The Yukon Legislative Building is home to the Yukon Legislative Assembly. Located in Whitehorse, Yukon, the building is a three-storey white steel-clad structure. The complex is located next to the Yukon River and Rotary Park.

==History==
Before relocating to Whitehorse, the legislature met at the Yukon Territorial Government Administration Building in Dawson City from 1907 to 1953 (now home to a satellite campus of Yukon University). From 1953 to 1976 the Legislature sat in Whitehorse, first at the Old Post Office (Government Services Building built in 1901 and demolished in 1962), then in the Federal Building (demolished in 1990s), then in the Lynn Building on Steele Street.
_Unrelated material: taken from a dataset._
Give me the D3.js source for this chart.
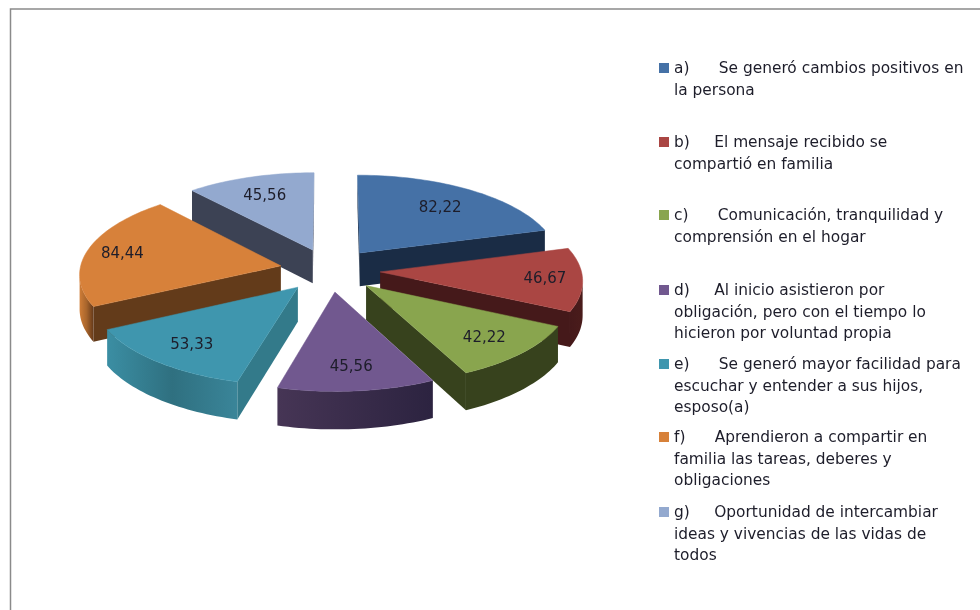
<!DOCTYPE html>
<html lang="en">
<head>
    <meta charset="UTF-8">
    <title>Index</title>
    <script src="https://d3js.org/d3.v7.min.js" charset="utf-8"></script>
    <style>
        html, body { margin: 0; padding: 0; background: #fff; }
        svg { display: block; font-family: 'DejaVu Sans', sans-serif; filter: blur(0.4px); }
        text { white-space: pre; fill: #1d1d2a; }
    </style>
</head>
<body>
    <div id="chart"></div>
    <script>
        // values
        const values = [82.22, 46.67, 42.22, 45.56, 53.33, 84.44, 45.56];
        const valueLabels = ["82,22", "46,67", "42,22", "45,56", "53,33", "84,44", "45,56"];
        const legendLines = [
            ["a)      Se generó cambios positivos en", "la persona"],
            ["b)     El mensaje recibido se", "compartió en familia"],
            ["c)      Comunicación, tranquilidad y", "comprensión en el hogar"],
            ["d)     Al inicio asistieron por", "obligación, pero con el tiempo lo", "hicieron por voluntad propia"],
            ["e)      Se generó mayor facilidad para", "escuchar y entender a sus hijos,", "esposo(a)"],
            ["f)      Aprendieron a compartir en", "familia las tareas, deberes y", "obligaciones"],
            ["g)     Oportunidad de intercambiar", "ideas y vivencias de las vidas de", "todos"]
        ];
        const topColors = ["#4571a6", "#aa4643", "#89a54e", "#71588f", "#3f96ae", "#d7813a", "#93a9cf"];
        const cutColors = ["#1a2c45", "#45191a", "#37421d", "#2f2540", "#337a8a", "#633b1a", "#3c4254"];
        // colours along the visible rim of each slice, from first to last angle
        const rimColors = [
            ["#1a2c45", "#1a2c45"],
            ["#4a1c1b", "#45191a"],
            ["#37421d", "#37421d"],
            ["#2c2340", "#463555"],
            ["#3a8599", "#2f7080", "#3b8ea3"],
            ["#64391a", "#a8652c", "#cf7d37"],
            ["#3c4254", "#3c4254"]
        ];
        const legendTop = [68, 142, 215, 290, 364, 437, 512];
        const labelRadii = [0.72, 0.815, 0.77, 0.76, 0.77, 0.82, 0.75];

        const width = 980, height = 610;
        const cx = 330, cy = 270;
        const radiusX = 201, radiusY = 87;
        const perspective = 0.084, depth = 34, explode = 0.25;

        const svg = d3.select("#chart").append("svg")
            .attr("width", width)
            .attr("height", height);

        const defs = svg.append("defs");

        // frame of the pasted picture
        svg.append("path")
            .attr("d", d3.line()([[10.5, height], [10.5, 9], [width, 9]]))
            .attr("fill", "none")
            .attr("stroke", "#8a8a8a")
            .attr("stroke-width", 1.5);

        // ground plane point (u right, v back) to the screen, z is down from the top face
        function project(u, v, z) {
            const s = 1 / (1 + perspective * v);
            return [cx + radiusX * u * s, cy - radiusY * v * s + z * depth * s];
        }

        const slices = d3.pie().sort(null)(values).map(function(d, i) {
            const mid = (d.startAngle + d.endAngle) / 2;
            return {
                i: i,
                start: d.startAngle,
                end: d.endAngle,
                mid: mid,
                ox: explode * Math.sin(mid),
                oy: explode * Math.cos(mid)
            };
        });

        const line = d3.line();
        const g = svg.append("g");

        function rimPoints(d) {
            const n = Math.max(8, Math.round((d.end - d.start) * 40));
            return d3.range(n + 1).map(function(k) {
                const a = d.start + (d.end - d.start) * k / n;
                return [d.ox + Math.sin(a), d.oy + Math.cos(a)];
            });
        }

        // only faces turned to the viewer are drawn: going clockwise they run leftwards
        function facesViewer(p, q) {
            return project(q[0], q[1], 0)[0] < project(p[0], p[1], 0)[0];
        }

        function drawWall(pts, fill, parent) {
            const top = pts.map(function(p) { return project(p[0], p[1], 0); });
            const bottom = pts.map(function(p) { return project(p[0], p[1], 1); }).reverse();
            parent.append("path")
                .attr("d", line(top.concat(bottom)) + "Z")
                .attr("fill", fill)
                .attr("stroke", "none");
        }

        // back slices first
        slices.slice().sort(function(a, b) { return b.oy - a.oy; }).forEach(function(d) {
            const slice = g.append("g");
            const rim = rimPoints(d);
            const apex = [d.ox, d.oy];

            if (facesViewer(apex, rim[0])) drawWall([apex, rim[0]], cutColors[d.i], slice);
            if (facesViewer(rim[rim.length - 1], apex)) drawWall([rim[rim.length - 1], apex], cutColors[d.i], slice);

            // the part of the rim that shows, one path with a gradient across it
            const shown = rim.filter(function(p, k) {
                return k < rim.length - 1 ? facesViewer(p, rim[k + 1]) : facesViewer(rim[k - 1], p);
            });
            if (shown.length > 1) {
                const first = project(shown[0][0], shown[0][1], 0);
                const last = project(shown[shown.length - 1][0], shown[shown.length - 1][1], 0);
                const grad = defs.append("linearGradient")
                    .attr("id", "rim" + d.i)
                    .attr("gradientUnits", "userSpaceOnUse")
                    .attr("x1", first[0]).attr("y1", 0)
                    .attr("x2", last[0]).attr("y2", 0);
                grad.selectAll("stop")
                    .data(rimColors[d.i])
                    .join("stop")
                    .attr("offset", function(c, k) { return k / (rimColors[d.i].length - 1); })
                    .attr("stop-color", function(c) { return c; });
                drawWall(shown, "url(#rim" + d.i + ")", slice);
            }

            const face = [apex].concat(rim).map(function(p) { return project(p[0], p[1], 0); });
            slice.append("path")
                .attr("d", line(face) + "Z")
                .attr("fill", topColors[d.i])
                .attr("stroke", topColors[d.i])
                .attr("stroke-width", 0.5);
        });

        // value labels
        function labelPoint(d) {
            const r = labelRadii[d.i];
            return project(d.ox + r * Math.sin(d.mid), d.oy + r * Math.cos(d.mid), 0);
        }

        svg.append("g").selectAll("text")
            .data(slices)
            .join("text")
            .attr("x", function(d) { return labelPoint(d)[0]; })
            .attr("y", function(d) { return labelPoint(d)[1]; })
            .attr("dy", "0.35em")
            .attr("text-anchor", "middle")
            .attr("font-size", 15)
            .text(function(d) { return valueLabels[d.i]; });

        // legend
        const legend = svg.append("g").selectAll("g")
            .data(legendLines)
            .join("g")
            .attr("transform", function(d, i) { return "translate(0," + legendTop[i] + ")"; });

        legend.append("rect")
            .attr("x", 659)
            .attr("y", -5)
            .attr("width", 10)
            .attr("height", 10)
            .attr("fill", function(d, i) { return topColors[i]; });

        legend.selectAll("text")
            .data(function(d) { return d; })
            .join("text")
            .attr("x", 674)
            .attr("y", function(d, i) { return i * 21.5; })
            .attr("dy", "0.35em")
            .attr("font-size", 15.4)
            .text(function(d) { return d; });
    </script>
</body>
</html>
In 1976, the legislature moved to its current location in the new territorial administration building which was opened on May 25, by Jules Léger, the Governor-General of Canada.

In October 2022, Deputy Premier Tracy-Anne McPhee, the Commissioner of Yukon Angélique Bernard presided at a ceremony naming the structure in honor of Jim Smith, the territory's longest-serving Commissioner, to recognize his contributions to the government. Members of Smith's family attended the ceremony.

==Tenants==

The building houses most of Yukon Government's departments and is the home of the Legislature Assembly.
Both the Legislative Assembly and Executive Council sit in the same chamber.